O Outro Lado

Esta semana coloquei o ponto final no meu primeiro roteiro de longa-metragem. É ainda o primeiro tratamento – o que quer dizer que há muito trabalho pela frente. Para se ter uma idéia, o roteiro de Amores Brutos só foi filmado depois do vigésimo sétimo tratamento. No caso de Central do Brasil, dizem que foram dezessete tratamentos. Então, depois de meses (o último principalmente) dedicada quase que integralmente a este projeto, ainda há muito que burilar na história de amor entre um travesti e um jovem feirante filho de portugueses católicos fervorosos que se cruzam nas madrugadas de domingo, quando a feira da Glória é montada de um lado da rua, enquanto do outro os travestis fazem ponto. A trama é costurada pelas aventuras de um menino de rua às voltas com drogas e furtos e é localizada nos arredores do Centro, na Glória, na Lapa e no Bairro de Fátima, região onde vive, em sua maioria, uma gente oprimida ou desvalida. Pois se de um lado é a classe média remediada e baixa que sofre o rigor das convenções sociais enquanto é constantemente atormentada pelo desejo de ascensão econômica e social. Do outro, é a população de rua, com grande concentração naqueles bairros, como sempre abandonada à própria sorte.

A escolha do tema e da região onde a história se passa foi a oportunidade que encontrei para chamar a atenção para uma realidade tão próxima fisicamente e ao mesmo tempo tão distante da mentalidade exclusivista da Zona Sul carioca, totalmente voltada para o seu próprio umbigo e por isso mesmo esvaziada de qualquer expressão cultural e artística relevante.

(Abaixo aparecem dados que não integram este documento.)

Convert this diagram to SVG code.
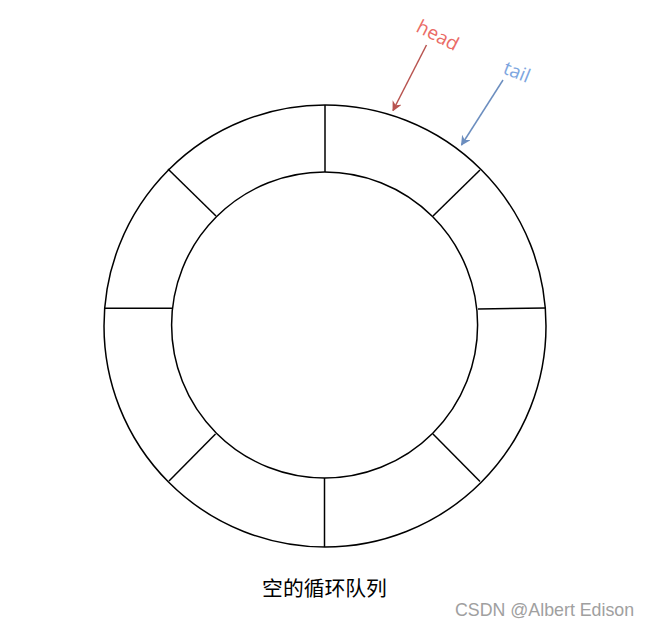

Podem alegar que uma trama ambientada em uma favela do Rio atingiria o mesmo objetivo: bombardear a egemonia dessa mentalidade nos meios de comunicação e o descomunal poder político de sua classe correspondente em detrimento do discurso, da mobilidade e do bem-estar das populações menos favorecidas.

A diferença é que esta região central, de aspectos singulares e bastante interessantes, é acessível a qualquer hora do dia para qualquer pessoa. É só lembrar que na Lapa há transporte coletivo para todos os municípios do Rio de Janeiro, o que proporcionou inclusive que o lugar se transformasse em berço do hip hop carioca; que ali se misturou ao samba, ao reggae e ao rock, conferindo identidade ainda mais cosmopolita e contemporânea ao lugar. Assim, foi possível que eu me aventurasse pelas ruas desses bairros em diferentes horas do dia e da noite para conhecer melhor os personagens que há muito namoro, desde os tempos em que morava em Santa Teresa e fazia da Lapa minha passagem obrigatória. Personagens aos quais me dedicarei ainda por um bom tempo, com a pretensão de representá-los em toda a sua complexidade e poesia. Para isso, vou tentar seguir o lema que escolhi para guiar minhas ambições de crescimento pessoal, e que consiste em acreditar que a verdadeira misericórdia é ser solidário com o fracasso do próximo, é olhar com piedade para aquilo que no outro lhe parece mau, ruim, errado. Que Deus me ajude!